- **Problem**:
Check every line below for the word "with" and show those that hold it.

[Data items]
-------------------------
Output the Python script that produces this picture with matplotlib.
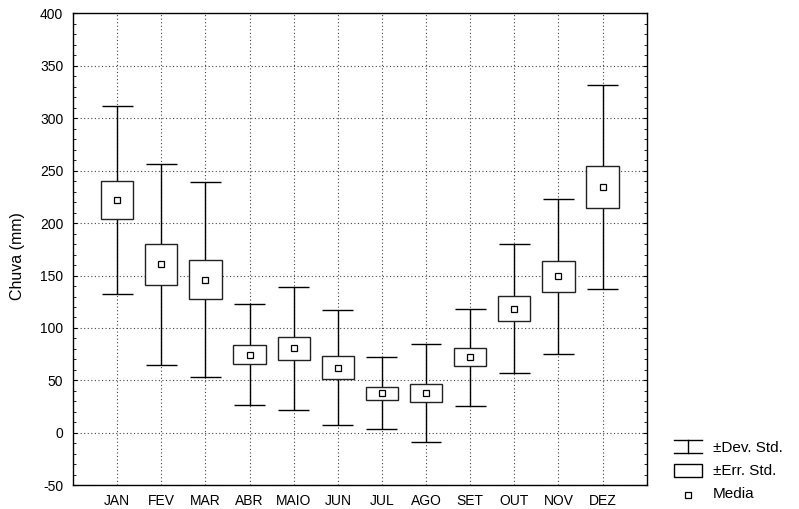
import matplotlib
matplotlib.use("Agg")
import matplotlib.pyplot as plt
from matplotlib.lines import Line2D
from matplotlib.patches import Rectangle
import numpy as np

plt.rcParams['font.family'] = ['Liberation Sans', 'DejaVu Sans']

months = ["JAN", "FEV", "MAR", "ABR", "MAIO", "JUN", "JUL", "AGO", "SET", "OUT", "NOV", "DEZ"]
mean = [222.0, 160.8, 146.0, 74.5, 80.5, 62.3, 37.8, 38.0, 72.0, 118.5, 149.3, 234.5]
std_err = [17.9, 19.4, 18.4, 9.2, 11.1, 10.5, 6.0, 8.8, 8.7, 12.0, 14.6, 19.8]
std_dev = [89.3, 95.9, 93.0, 48.0, 58.5, 54.5, 34.6, 46.9, 46.1, 61.8, 73.9, 97.6]
y_ticks = [-50, 0, 50, 100, 150, 200, 250, 300, 350, 400]

W, H = 799, 509
fig = plt.figure(figsize=(W / 100, H / 100), dpi=100)
ax = fig.add_axes([73 / W, 1 - 485.3 / H, (646.7 - 73) / W, (485.3 - 13.3) / H])

x = np.arange(len(months))
m = np.array(mean)
se = np.array(std_err)
sd = np.array(std_dev)

box_w = 0.73
cap_w = 0.70

# whiskers (std dev)
ax.vlines(x, m - sd, m + sd, color='black', lw=1.0, zorder=3)
ax.hlines(m + sd, x - cap_w / 2, x + cap_w / 2, color='black', lw=1.0, zorder=3)
ax.hlines(m - sd, x - cap_w / 2, x + cap_w / 2, color='black', lw=1.0, zorder=3)
# boxes (std err)
ax.bar(x, 2 * se, bottom=m - se, width=box_w, facecolor='white',
       edgecolor='#222222', linewidth=1.0, zorder=4)
# means
ax.plot(x, m, linestyle='none', marker='s', markersize=4.2, markerfacecolor='white',
        markeredgecolor='black', markeredgewidth=0.9, zorder=5)

ax.set_xlim(-1, len(months))
ax.set_ylim(-50, 400)
ax.set_xticks(x)
ax.set_xticklabels(months, fontsize=10)
ax.set_yticks(y_ticks)
ax.set_yticklabels([str(v) for v in y_ticks], fontsize=10)
ax.set_yticks(np.arange(-50, 401, 10), minor=True)
ax.tick_params(axis='x', length=0, pad=6)
ax.tick_params(axis='y', which='major', direction='in', length=3, right=True, pad=7)
ax.tick_params(axis='y', which='minor', direction='in', length=2, right=True)
ax.grid(True, which='major', color='#444444', linestyle=(0, (1, 2.2)), linewidth=0.8, zorder=1)
ax.set_axisbelow(True)
for s in ax.spines.values():
    s.set_linewidth(1.0)
    s.set_color('black')
ax.set_ylabel("Chuva (mm)", fontsize=11.5)
ax.yaxis.set_label_coords(-0.083, 0.485)

# legend drawn manually
def fx(px):
    return px / W

def fy(py):
    return 1 - py / H

fig.add_artist(Line2D([fx(674), fx(702)], [fy(439.5), fy(439.5)], color='black', lw=1.0))
fig.add_artist(Line2D([fx(674), fx(702)], [fy(452.7), fy(452.7)], color='black', lw=1.0))
fig.add_artist(Line2D([fx(688), fx(688)], [fy(439.5), fy(452.7)], color='black', lw=1.0))
fig.add_artist(Rectangle((fx(674), fy(476.7)), fx(702) - fx(674), fy(464.3) - fy(476.7),
                         facecolor='white', edgecolor='black', lw=1.0, transform=fig.transFigure))
fig.add_artist(Line2D([fx(688)], [fy(494.5)], linestyle='none', marker='s', markersize=4.2,
                      markerfacecolor='white', markeredgecolor='black', markeredgewidth=0.9))
for label, yy in [("±Dev. Std.", 447.5), ("±Err. Std.", 471), ("Media", 494.5)]:
    fig.text(fx(713), fy(yy), label, fontsize=11, va='center', ha='left')

fig.savefig("out.png", dpi=100)
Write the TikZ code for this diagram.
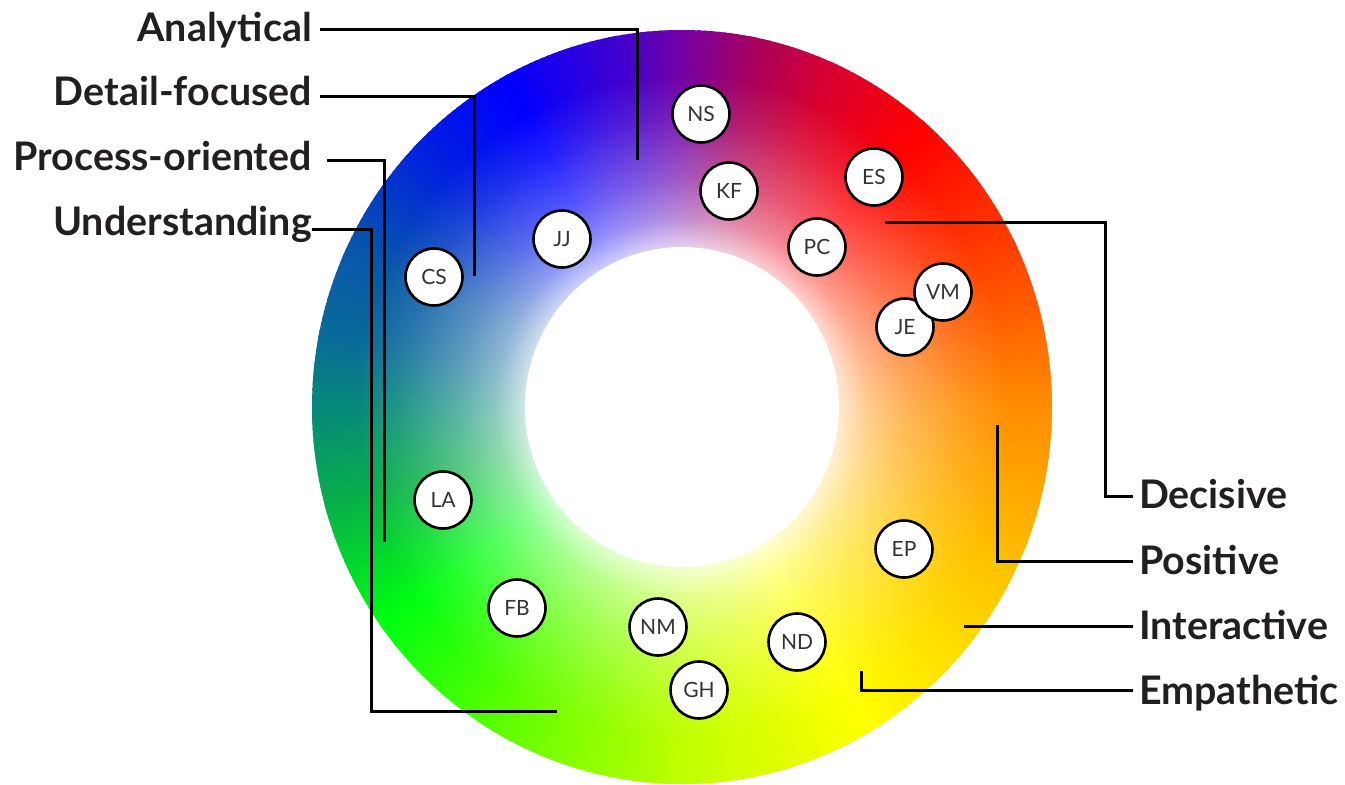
\documentclass[tikz,border=0pt]{standalone}
\usepackage{fontspec}
\setmainfont{Lato}
\usetikzlibrary{fadings}
\definecolor{inkgray}{HTML}{231F20}
\definecolor{initgray}{HTML}{333333}
% hues round the ring
\definecolor{hYel}{HTML}{FFFF00}
\definecolor{hGold}{HTML}{FFC800}
\definecolor{hOra}{HTML}{FF8C00}
\definecolor{hRedOra}{HTML}{FF4000}
\definecolor{hRed}{HTML}{FF0000}
\definecolor{hCrim}{HTML}{D80030}
\definecolor{hMag}{HTML}{A8005E}
\definecolor{hPur}{HTML}{7000A8}
\definecolor{hVio}{HTML}{4000D0}
\definecolor{hBlue}{HTML}{0000FF}
\definecolor{hBlue2}{HTML}{0020E0}
\definecolor{hSteel}{HTML}{0858A8}
\definecolor{hPetrol}{HTML}{0A6A9A}
\definecolor{hTeal}{HTML}{058A78}
\definecolor{hGreen1}{HTML}{08B048}
\definecolor{hGreen}{HTML}{00FF10}
\definecolor{hLime}{HTML}{60FF00}
\definecolor{hChart}{HTML}{C0FF00}
\pgfdeclareradialshading{ringmask}{\pgfpointorigin}{color(0bp)=(white); color(10.5bp)=(white!82!black); color(12.5bp)=(white!55!black); color(15bp)=(white!35!black); color(19bp)=(white!12!black); color(22bp)=(black); color(50bp)=(black)}
\pgfdeclarefading{ringfade}{\pgfuseshading{ringmask}}
\tikzset{
  person/.style={circle, draw=black, line width=2.6pt, fill=white, minimum size=57pt, inner sep=0pt, text=initgray, font=\fontsize{21}{21}\selectfont},
  trait/.style={inner sep=0pt, text=inkgray, text height=29pt, text depth=0pt, font=\fontsize{39.4}{40}\selectfont\bfseries},
  leader/.style={draw=black, line width=3pt},
}

\begin{document}
\begin{tikzpicture}[x=1pt, y=-1pt]
\useasboundingbox (0,0) rectangle (1345,785);

% colour ring
\begin{scope}[shift={(682,407)}, y=1pt]
\foreach \aa/\ab/\ca/\cb in {-60/-30/hYel/hGold, -30/0/hGold/hOra, 0/25/hOra/hRedOra, 25/48/hRedOra/hRed, 48/65/hRed/hCrim, 65/78/hCrim/hMag, 78/90/hMag/hPur, 90/100/hPur/hVio, 100/118/hVio/hBlue, 118/135/hBlue/hBlue2, 135/155/hBlue2/hSteel, 155/168/hSteel/hPetrol, 168/180/hPetrol/hTeal, 180/195/hTeal/hGreen1, 195/215/hGreen1/hGreen, 215/240/hGreen/hLime, 240/270/hLime/hChart, 270/300/hChart/hYel}{
  \foreach \t [evaluate=\t as \p using {int(100*(\t-\aa)/(\ab-\aa))}] in {\aa,...,\ab}
    \fill[\cb!\p!\ca] (0,0) -- (\t:370 and 377) arc[start angle=\t, end angle=\t+1.6, x radius=370, y radius=377] -- cycle;
}
\fill[white, path fading=ringfade] (0,0) ellipse[x radius=370, y radius=377];
\fill[white] (0,0) ellipse[x radius=157, y radius=160];
\end{scope}

% traits
\node[trait, anchor=base east] (analytical) at (312,41) {Analytical};
\node[trait, anchor=base east] (detail) at (312,105) {Detail-focused};
\node[trait, anchor=base east] (process) at (312,170) {Process-oriented};
\node[trait, anchor=base east] (understanding) at (312,235) {Understanding};
\node[trait, anchor=base west] (decisive) at (1139,508) {Decisive};
\node[trait, anchor=base west] (positive) at (1139,574) {Positive};
\node[trait, anchor=base west] (interactive) at (1139,639) {Interactive};
\node[trait, anchor=base west] (empathetic) at (1139,704) {Empathetic};

\coordinate (analytical-end) at (637,160);
\coordinate (detail-end) at (474,276);
\coordinate (process-end) at (384,542);
\coordinate (understanding-turn) at (371,711);
\coordinate (understanding-end) at (557,711);
\coordinate (decisive-turn) at (1105,222);
\coordinate (decisive-end) at (885,222);
\coordinate (positive-end) at (997,425);
\coordinate (interactive-end) at (964,626);
\coordinate (empathetic-end) at (861,671);

\draw[leader] ([xshift=8pt,yshift=-2.5pt]analytical.east) -| (analytical-end);
\draw[leader] ([xshift=8pt,yshift=-5.5pt]detail.east) -| (detail-end);
\draw[leader] ([xshift=15pt,yshift=-4.5pt]process.east) -| (process-end);
\draw[leader] ([yshift=-8.5pt]understanding.east) -| (understanding-turn) -- (understanding-end);
\draw[leader] ([xshift=-6pt,yshift=-2.5pt]decisive.west) -| (decisive-turn) -- (decisive-end);
\draw[leader] ([xshift=-6pt,yshift=-1.5pt]positive.west) -| (positive-end);
\draw[leader] ([xshift=-6pt,yshift=-1.5pt]interactive.west) -- (interactive-end);
\draw[leader] ([xshift=-6pt,yshift=-0.5pt]empathetic.west) -| (empathetic-end);

% people
\node[person] (ns) at (701,114) {NS};
\node[person] (kf) at (729,191) {KF};
\node[person] (es) at (874,177) {ES};
\node[person] (pc) at (817,247) {PC};
\node[person] (je) at (905,327) {JE};
\node[person] (vm) at (943,292) {VM};
\node[person] (jj) at (562,239) {JJ};
\node[person] (cs) at (434,277) {CS};
\node[person] (la) at (443,500) {LA};
\node[person] (fb) at (517,608) {FB};
\node[person] (nm) at (658,627) {NM};
\node[person] (gh) at (699,690) {GH};
\node[person] (nd) at (797,642) {ND};
\node[person] (ep) at (904,549) {EP};
\end{tikzpicture}
\end{document}
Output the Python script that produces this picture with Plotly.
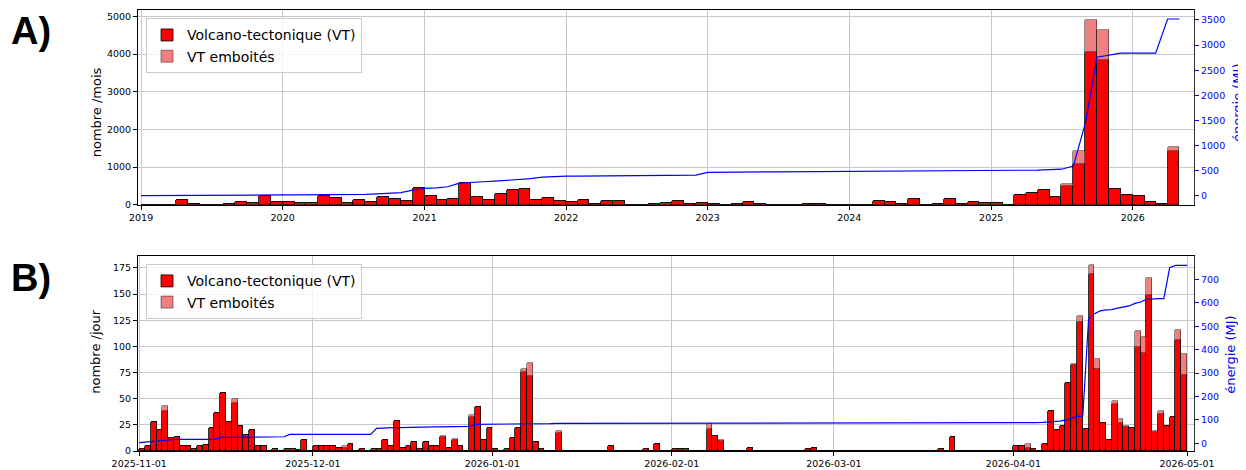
-------------------------
- **Problem solution**:
Output the Python script that produces this picture with matplotlib.
Output the Python script that produces this picture with Plotly.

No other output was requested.